Skip to content

Handbook ​

No GPU Nodes Recognized ​

If you don't see any GPU nodes discovered after installing TensorFusion, check if your GPU nodes have been labeled with nvidia.com/gpu.present=true.

bash
kubectl get nodes --show-labels | grep nvidia.com/gpu.present=true

If not, you can label them by changing userdata in IaC codes or manually add them.

TensorFusion Operator Crashed ​

If TensorFusion operator keep restarting, check the logs and find errors:

bash
kubectl logs -n tensor-fusion-sys -l app.kubernetes.io/component=controller

If the error indicates any configuration issue, check the TensorFusion Custom Resource reference to fix it. Otherwise please seek support from TensorFusion support team in Discord.

GPU Worker Crashed ​

If TensorFusion GPU Worker Pod keep restarting, you can check the logs, if it's not verbose enough, set TF_ENABLE_LOG=1 worker Pod template inside TensorFusionCluster custom resource config.

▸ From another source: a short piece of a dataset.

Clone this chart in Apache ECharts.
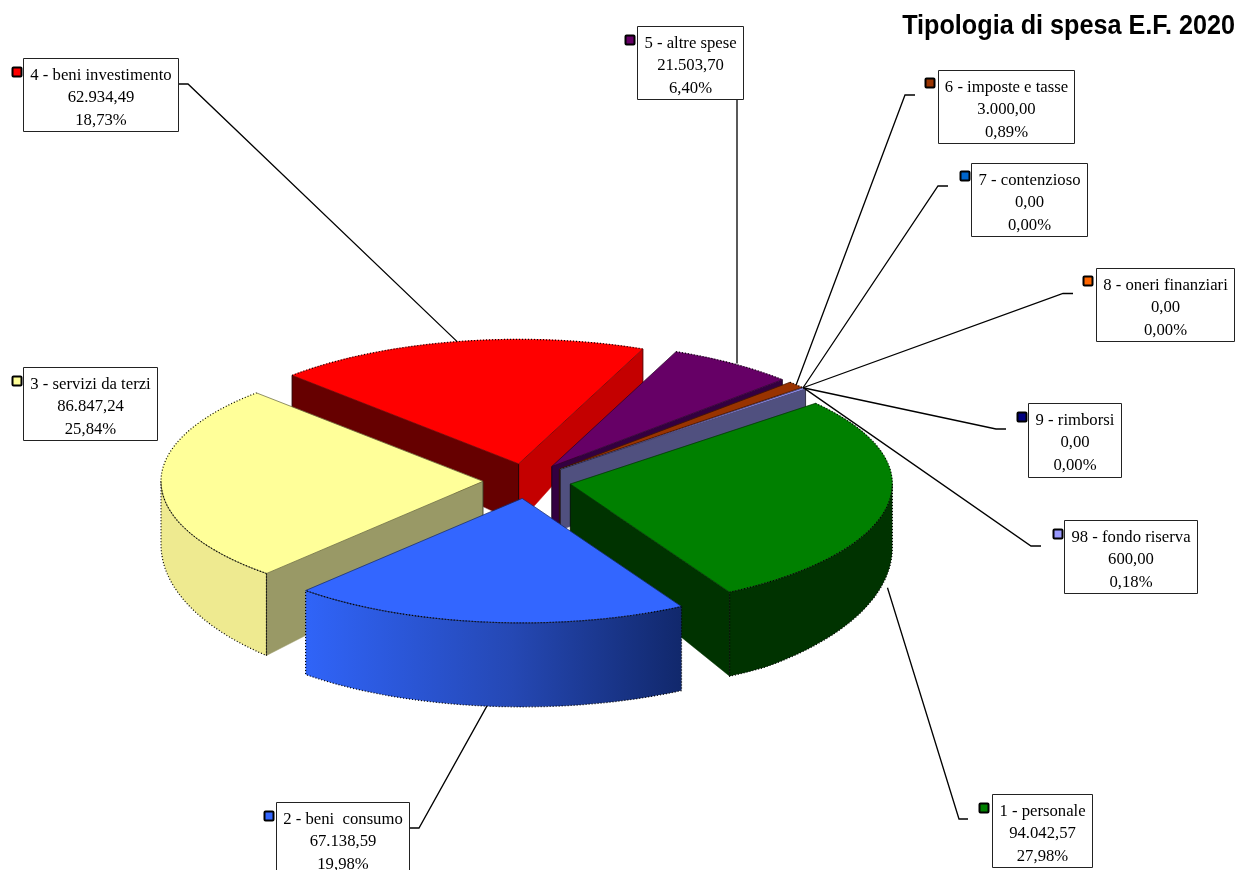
<!DOCTYPE html>
<html>
<head>
<meta charset="utf-8">
<style>html,body{margin:0;padding:0;background:#fff;overflow:hidden}#c{width:1241px;height:870px}</style>
<script src="https://cdn.jsdelivr.net/npm/echarts@6/dist/echarts.min.js"></script>
</head>
<body>
<div id="c"></div>
<script>
const categories = ['1 - personale','2 - beni  consumo','3 - servizi da terzi','4 - beni investimento','5 - altre spese','6 - imposte e tasse','7 - contenzioso','8 - oneri finanziari','9 - rimborsi','98 - fondo riserva'];
const values = [94042.57,67138.59,86847.24,62934.49,21503.70,3000.00,0,0,0,600.00];
const titleText = 'Tipologia di spesa E.F. 2020';

// Slice colours: top, start wall, end wall, outer wall, legend key
const topColors   = ['#008000','#3366ff','#ffff99','#ff0000','#660066','#993300','#0066cc','#ff6600','#000080','#9999ff'];
const startWalls  = ['#003300','#1a3380','#999966','#660000','#330033','#4d1a00','#003366','#803300','#000040','#50507f'];
const endWalls    = ['#003300','#1a3380','#999966','#c40000','#330040','#6b2400','#003366','#803300','#000040','#50507f'];
const outerWalls  = ['#003300',null,'#eeea90','#800000','#330033','#4d1a00','#003366','#803300','#000040','#50507f'];

// Pie geometry (layout only)
const PIE = {cx:527, cy:481, rx:322, ry:124.5, ex:44, ey:17.5, startDeg:49.6};
const depthAt = y => Math.min(84, 36 + (y - 349) * 0.205);

// Label boxes: x,y,w,h, key x,y, leader elbow points, anchor tweak (layout only)
const labelLayouts = [
  {x:992, y:794, w:100, h:73, kx:979, ky:803, elbow:[[968,819],[959,819]], dy:14, front:true},
  {x:276, y:802, w:133, h:73, kx:264, ky:811, elbow:[[409,828],[419,828]], dy:0, front:true},
  {x:23,  y:367, w:134, h:73, kx:12,  ky:376, elbow:null},
  {x:23,  y:58,  w:155, h:73, kx:12,  ky:67,  elbow:[[178,84],[188,84]]},
  {x:637, y:26,  w:106, h:73, kx:625, ky:35,  elbow:[[737,99]], vertical:true},
  {x:938, y:70,  w:136, h:73, kx:925, ky:78,  elbow:[[915,95],[905,95]]},
  {x:971, y:163, w:116, h:73, kx:960, ky:171, elbow:[[948,186],[938,186]]},
  {x:1096,y:268, w:138, h:73, kx:1083,ky:276, elbow:[[1073,293.5],[1063,293.5]]},
  {x:1028,y:403, w:93,  h:74, kx:1017,ky:412, elbow:[[1006,429],[996,429]]},
  {x:1064,y:520, w:133, h:73, kx:1053,ky:529, elbow:[[1041,546],[1031,546]]}
];

const total = values.reduce((a,b)=>a+b,0);
const rad = d => d*Math.PI/180;
const fmt = v => {
  const [i,d] = v.toFixed(2).split('.');
  return i.replace(/\B(?=(\d{3})+(?!\d))/g,'.') + ',' + d;
};

// Angular extent of each slice from the values
const slices = (function(){
  let a = PIE.startDeg; const out = [];
  values.forEach(v => {
    const s = v/total*360;
    const m = rad(a + s/2);
    out.push({a, b:a+s, mid:a+s/2,
      ox: PIE.cx + PIE.ex*Math.sin(m),
      oy: PIE.cy - PIE.ey*Math.cos(m)});
    a += s;
  });
  return out;
})();
const rimPoint = (s,deg) => [s.ox + PIE.rx*Math.sin(rad(deg)), s.oy - PIE.ry*Math.cos(rad(deg))];
const drop = p => [p[0], p[1] + depthAt(p[1])];
const arc = (s,a,b) => {
  const n = Math.max(2, Math.ceil((b-a)/1.5)); const r = [];
  for (let i=0;i<=n;i++) r.push(rimPoint(s,a+(b-a)*i/n));
  return r;
};
const order = slices.map((s,i)=>[s.oy,i]).sort((p,q)=>p[0]-q[0]).map(p=>p[1]);
const EDGE = 'rgba(0,0,0,0.55)';

function renderSlice(params, api){
  const i = params.dataIndex, v = api.value(1);
  if (!v) return {type:'group', children:[]};
  const s = slices[i], base = order.indexOf(i)*10+1, kids = [];
  const O = [s.ox,s.oy];
  const A = rimPoint(s,s.a), B = rimPoint(s,s.b);
  const poly = (pts,fill,z,extra) => kids.push({type:'polygon', z2:base+z, shape:{points:pts},
    style:Object.assign({fill:fill, stroke:fill, lineWidth:0.5}, extra||{})});
  const line = (pts,stroke,z,dash,w) => kids.push({type:'polyline', z2:base+z, shape:{points:pts},
    style:{fill:null, stroke:stroke, lineWidth:w||1, lineDash:dash||null}});
  // radial walls seen from the front
  if (Math.sin(rad(s.a)) < 0) {
    poly([O,A,drop(A),drop(O)],startWalls[i],0);
    line([O,drop(O)],EDGE,1); line([A,drop(A)],EDGE,1);
  }
  if (Math.sin(rad(s.b)) > 0) {
    poly([O,B,drop(B),drop(O)],endWalls[i],0);
    line([O,drop(O)],EDGE,1); line([B,drop(B)],EDGE,1);
  }
  // outer curved wall, front half only
  const wa = Math.max(s.a,90), wb = Math.min(s.b,270);
  if (wb > wa) {
    const upper = arc(s,wa,wb), lower = upper.map(drop);
    let fill = outerWalls[i];
    if (i === 1) {
      const l = upper[upper.length-1][0], r = upper[0][0];
      fill = new echarts.graphic.LinearGradient(l,0,r,0,[
        {offset:0,color:'#3064f8'},{offset:0.55,color:'#2548b4'},{offset:1,color:'#11286c'}],true);
    }
    poly(upper.concat(lower.slice().reverse()),fill,2,{stroke:null,lineWidth:0});
    line([upper[0]].concat([lower[0]]).concat(lower.slice(1)).concat([upper[upper.length-1]]),'#000',3,[1,2],1.2);
    if (i === 2) line([upper[0],lower[0]],EDGE,3);
  }
  // top face
  const rim = arc(s,s.a,s.b);
  poly([O].concat(rim),topColors[i],4);
  line(rim,'#000',5,[1,2],1.2);
  line([A,O,B],EDGE,5,null,0.8);
  if (wb > wa) line(arc(s,wa,wb),EDGE,5,null,0.9);
  return {type:'group', children:kids};
}

function renderLabel(params, api){
  const i = params.dataIndex, L = labelLayouts[i], s = slices[i], kids = [];
  const pct = (api.value(1)/total*100).toFixed(2).replace('.',',')+'%';
  const lines = [categories[i], fmt(api.value(1)), pct];
  if (L.elbow) {
    let end = rimPoint(s,s.mid);
    if (L.front) { end = drop(end); end[1] += L.dy; }
    if (L.vertical) end[0] = L.elbow[0][0];
    kids.push({type:'polyline', z2:1000, shape:{points:L.elbow.concat([end])},
      style:{fill:null, stroke:'#000', lineWidth:1.3}});
  }
  kids.push({type:'rect', z2:1001, shape:{x:L.x+0.5,y:L.y+0.5,width:L.w,height:L.h},
    style:{fill:'#fff', stroke:'#222', lineWidth:1}});
  kids.push({type:'rect', z2:1002, shape:{x:L.kx+0.5,y:L.ky+0.5,width:9,height:9,r:1},
    style:{fill:topColors[i], stroke:'#000', lineWidth:2}});
  lines.forEach((t,j)=>kids.push({type:'text', z2:1003,
    style:{x:L.x+L.w/2+0.5, y:L.y+17.5+j*22.5, text:t, fill:'#000',
      font:'16.7px "Liberation Serif", serif', textAlign:'center', textVerticalAlign:'middle'}}));
  return {type:'group', children:kids};
}

const tableData = categories.map((c,i)=>[c,values[i]]);
const chart = echarts.init(document.getElementById('c'),null,{renderer:'canvas',width:1241,height:870});
chart.setOption({
  animation:false,
  backgroundColor:'#fff',
  tooltip:{show:false},
  series:[
    {type:'custom', name:'Tipologia di spesa', coordinateSystem:'none', silent:true, z:2,
     clip:false, data:tableData, encode:{itemName:0,value:1}, renderItem:renderSlice},
    {type:'custom', name:'Etichette', coordinateSystem:'none', silent:true, z:3,
     clip:false, data:tableData, encode:{itemName:0,value:1}, renderItem:renderLabel}
  ],
  graphic:[{type:'text', x:1235, y:26, scaleX:0.9, z:10, silent:true,
    style:{x:0,y:0,text:titleText, fill:'#000', font:'bold 28px "Liberation Sans", Arial, sans-serif',
      textAlign:'right', textVerticalAlign:'middle'}}]
});
</script>
</body>
</html>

Seek support from TensorFusion support team in Discord with the crash logs.

"Invalid Memory Address" Issue ​

TensorFusion's underlying virtualization technology implements special-MMIO for GPUs, CUDA cuMemMap API causes some tricky behavior, thus TensorFusion developed a GPU memory manager, but may cause "Invalid Memory Address" issue in very rare cases.

You can mitigate this issue by disabling the memory manager.

To disable TensorFusion memory manager, set the following environment variable in GPU Worker Pod Template inside cluster config:

bash
TF_DISABLE_MEMORY_MANAGER=1

Once this option enabled, freeze memory and VRAM expansion/tiering will not work. The team will keep working on this issue.